● **Task to complete**:
Omit any picture, and return the remaining data exactly as written.

[START Material provided]

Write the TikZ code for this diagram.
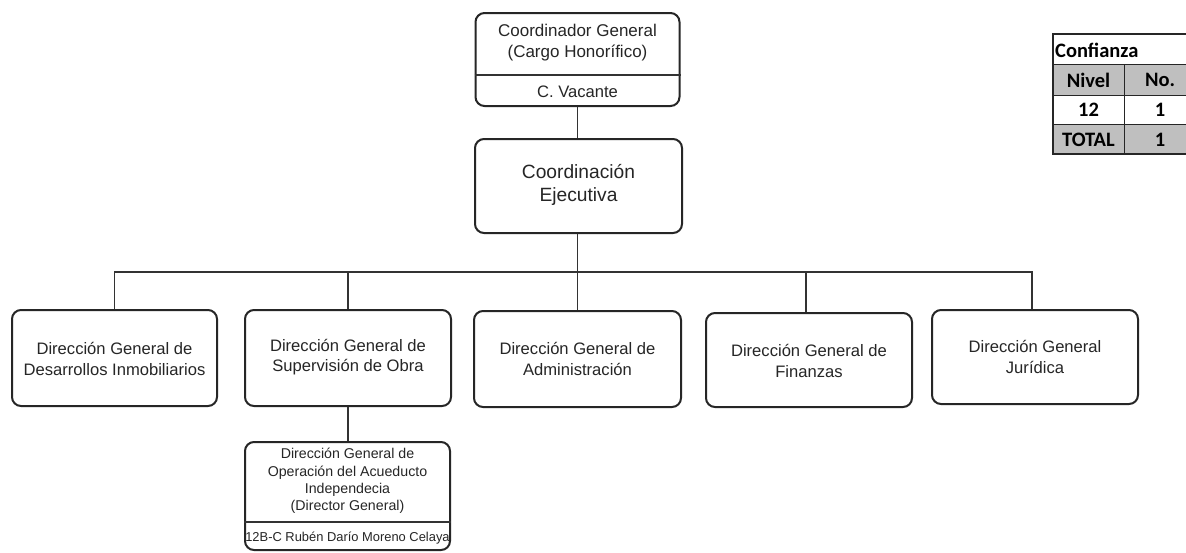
\documentclass[tikz,border=0pt]{standalone}
\usepackage{fontspec}
\setmainfont{Liberation Sans}
\newfontfamily\calib{Carlito}
\begin{document}
\begin{tikzpicture}[x=1pt,y=-1pt,
  box/.style={draw=black!85, line width=2pt, rounded corners=9pt, inner sep=0pt},
  txt/.style={align=center, inner sep=0pt, text=black!85, font=\fontsize{16.6}{20.5}\selectfont},
  bigtxt/.style={txt, font=\fontsize{19.2}{23}\selectfont},
  smalltxt/.style={txt, font=\fontsize{14.2}{17.3}\selectfont},
  link/.style={line width=1.3pt, draw=black!80},
  tcell/.style={draw=black!85, line width=1pt},
  ttxt/.style={inner sep=0pt, font=\calib\bfseries\fontsize{20.5}{22}\selectfont, text=black}]
\useasboundingbox (0,0) rectangle (1186,552);
\fill[white] (0,0) rectangle (1186,552);

% Coordinador General
\node[box, minimum width=204pt, minimum height=93pt] (cg) at (577.5,59.5) {};
\node[txt, font=\fontsize{17}{21}\selectfont] (cgt) at (577.5,43) {Coordinador General\\(Cargo Honorífico)};
\node[txt] (cgv) at (577.5,91.5) {C. Vacante};
\draw[line width=1.2pt, draw=black!80] (cg.west |- 0,75) -- (cg.east |- 0,75);

% Coordinacion Ejecutiva
\node[box, minimum width=207pt, minimum height=94pt] (ce) at (578.5,186) {};
\node[bigtxt] (cet) at (578.5,185) {Coordinación\\Ejecutiva};

% Directions
\node[box, minimum width=205pt, minimum height=96pt] (d1) at (114.5,358) {};
\node[txt] at (114.5,359) {Dirección General de\\Desarrollos Inmobiliarios};
\node[box, minimum width=206pt, minimum height=96pt] (d2) at (348,358) {};
\node[txt] at (348,357) {Dirección General de\\Supervisión de Obra};
\node[box, minimum width=207pt, minimum height=96pt] (d3) at (577.5,359) {};
\node[txt] at (577.5,359) {Dirección General de\\Administración};
\node[box, minimum width=206pt, minimum height=94pt] (d4) at (809,360) {};
\node[txt] at (809,361) {Dirección General de\\Finanzas};
\node[box, minimum width=206pt, minimum height=94pt] (d5) at (1035,357) {};
\node[txt] at (1035,357) {Dirección General\\Jurídica};

% Acueducto
\node[box, minimum width=205pt, minimum height=108pt] (da) at (347.5,496) {};
\node[smalltxt] at (347.5,481) {Dirección General de\\Operación del Acueducto\\Independecia\\(Director General)};
\node[txt, font=\fontsize{12.9}{15}\selectfont] at (347.5,538) {12B-C Rubén Darío Moreno Celaya};
\draw[line width=1.2pt, draw=black!80] (da.west |- 0,522) -- (da.east |- 0,522);

% connectors
\coordinate (bar) at (577.5,272);
\draw[link] (cg.south) -- (cg.south |- ce.north);
\draw[link] (bar |- ce.south) -- (bar);
\draw[link] (d1.north) |- (bar);
\draw[link] (d2.north) |- (bar);
\draw[link] (d3.north) |- (bar);
\draw[link] ([xshift=-3pt]d4.north) |- (bar);
\draw[link] ([xshift=-3pt]d5.north) |- (bar);
\draw[link] (d2.south) -- (d2.south |- da.north);

% Confianza table
\fill[white] (1053,34) rectangle (1196,64);
\fill[black!25] (1053,64) rectangle (1196,95);
\fill[white] (1053,95) rectangle (1196,124);
\fill[black!25] (1053,124) rectangle (1196,154);
\draw[tcell] (1053,64) -- (1196,64);
\draw[tcell] (1053,95) -- (1196,95);
\draw[tcell] (1053,124) -- (1196,124);
\draw[tcell] (1124,64) -- (1124,154);
\draw[draw=black!85, line width=2pt] (1053,34) rectangle (1196,154);
\node[ttxt, anchor=west] (tc) at (1055,50) {Confianza};
\node[ttxt] (tn) at (1088.5,80) {Nivel};
\node[ttxt] (tno) at (1160,80) {No.};
\node[ttxt] (t12) at (1088.5,110) {12};
\node[ttxt] (t1) at (1160,110) {1};
\node[ttxt] (tt) at (1088.5,139.5) {TOTAL};
\node[ttxt] (tt1) at (1160,139.5) {1};
\end{tikzpicture}
\end{document}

[END Material provided]

● **Result of the exercise**:
Write the TikZ code for this diagram.
\documentclass[tikz,border=0pt]{standalone}
\usepackage{fontspec}
\setmainfont{Liberation Sans}
\newfontfamily\calib{Carlito}
\begin{document}
\begin{tikzpicture}[x=1pt,y=-1pt,
  box/.style={draw=black!85, line width=2pt, rounded corners=9pt, inner sep=0pt},
  txt/.style={align=center, inner sep=0pt, text=black!85, font=\fontsize{16.6}{20.5}\selectfont},
  bigtxt/.style={txt, font=\fontsize{19.2}{23}\selectfont},
  smalltxt/.style={txt, font=\fontsize{14.2}{17.3}\selectfont},
  link/.style={line width=1.3pt, draw=black!80},
  tcell/.style={draw=black!85, line width=1pt},
  ttxt/.style={inner sep=0pt, font=\calib\bfseries\fontsize{20.5}{22}\selectfont, text=black}]
\useasboundingbox (0,0) rectangle (1186,552);
\fill[white] (0,0) rectangle (1186,552);

% Coordinador General
\node[box, minimum width=204pt, minimum height=93pt] (cg) at (577.5,59.5) {};
\node[txt, font=\fontsize{17}{21}\selectfont] (cgt) at (577.5,43) {Coordinador General\\(Cargo Honorífico)};
\node[txt] (cgv) at (577.5,91.5) {C. Vacante};
\draw[line width=1.2pt, draw=black!80] (cg.west |- 0,75) -- (cg.east |- 0,75);

% Coordinacion Ejecutiva
\node[box, minimum width=207pt, minimum height=94pt] (ce) at (578.5,186) {};
\node[bigtxt] (cet) at (578.5,185) {Coordinación\\Ejecutiva};

% Directions
\node[box, minimum width=205pt, minimum height=96pt] (d1) at (114.5,358) {};
\node[txt] at (114.5,359) {Dirección General de\\Desarrollos Inmobiliarios};
\node[box, minimum width=206pt, minimum height=96pt] (d2) at (348,358) {};
\node[txt] at (348,357) {Dirección General de\\Supervisión de Obra};
\node[box, minimum width=207pt, minimum height=96pt] (d3) at (577.5,359) {};
\node[txt] at (577.5,359) {Dirección General de\\Administración};
\node[box, minimum width=206pt, minimum height=94pt] (d4) at (809,360) {};
\node[txt] at (809,361) {Dirección General de\\Finanzas};
\node[box, minimum width=206pt, minimum height=94pt] (d5) at (1035,357) {};
\node[txt] at (1035,357) {Dirección General\\Jurídica};

% Acueducto
\node[box, minimum width=205pt, minimum height=108pt] (da) at (347.5,496) {};
\node[smalltxt] at (347.5,481) {Dirección General de\\Operación del Acueducto\\Independecia\\(Director General)};
\node[txt, font=\fontsize{12.9}{15}\selectfont] at (347.5,538) {12B-C Rubén Darío Moreno Celaya};
\draw[line width=1.2pt, draw=black!80] (da.west |- 0,522) -- (da.east |- 0,522);

% connectors
\coordinate (bar) at (577.5,272);
\draw[link] (cg.south) -- (cg.south |- ce.north);
\draw[link] (bar |- ce.south) -- (bar);
\draw[link] (d1.north) |- (bar);
\draw[link] (d2.north) |- (bar);
\draw[link] (d3.north) |- (bar);
\draw[link] ([xshift=-3pt]d4.north) |- (bar);
\draw[link] ([xshift=-3pt]d5.north) |- (bar);
\draw[link] (d2.south) -- (d2.south |- da.north);

% Confianza table
\fill[white] (1053,34) rectangle (1196,64);
\fill[black!25] (1053,64) rectangle (1196,95);
\fill[white] (1053,95) rectangle (1196,124);
\fill[black!25] (1053,124) rectangle (1196,154);
\draw[tcell] (1053,64) -- (1196,64);
\draw[tcell] (1053,95) -- (1196,95);
\draw[tcell] (1053,124) -- (1196,124);
\draw[tcell] (1124,64) -- (1124,154);
\draw[draw=black!85, line width=2pt] (1053,34) rectangle (1196,154);
\node[ttxt, anchor=west] (tc) at (1055,50) {Confianza};
\node[ttxt] (tn) at (1088.5,80) {Nivel};
\node[ttxt] (tno) at (1160,80) {No.};
\node[ttxt] (t12) at (1088.5,110) {12};
\node[ttxt] (t1) at (1160,110) {1};
\node[ttxt] (tt) at (1088.5,139.5) {TOTAL};
\node[ttxt] (tt1) at (1160,139.5) {1};
\end{tikzpicture}
\end{document}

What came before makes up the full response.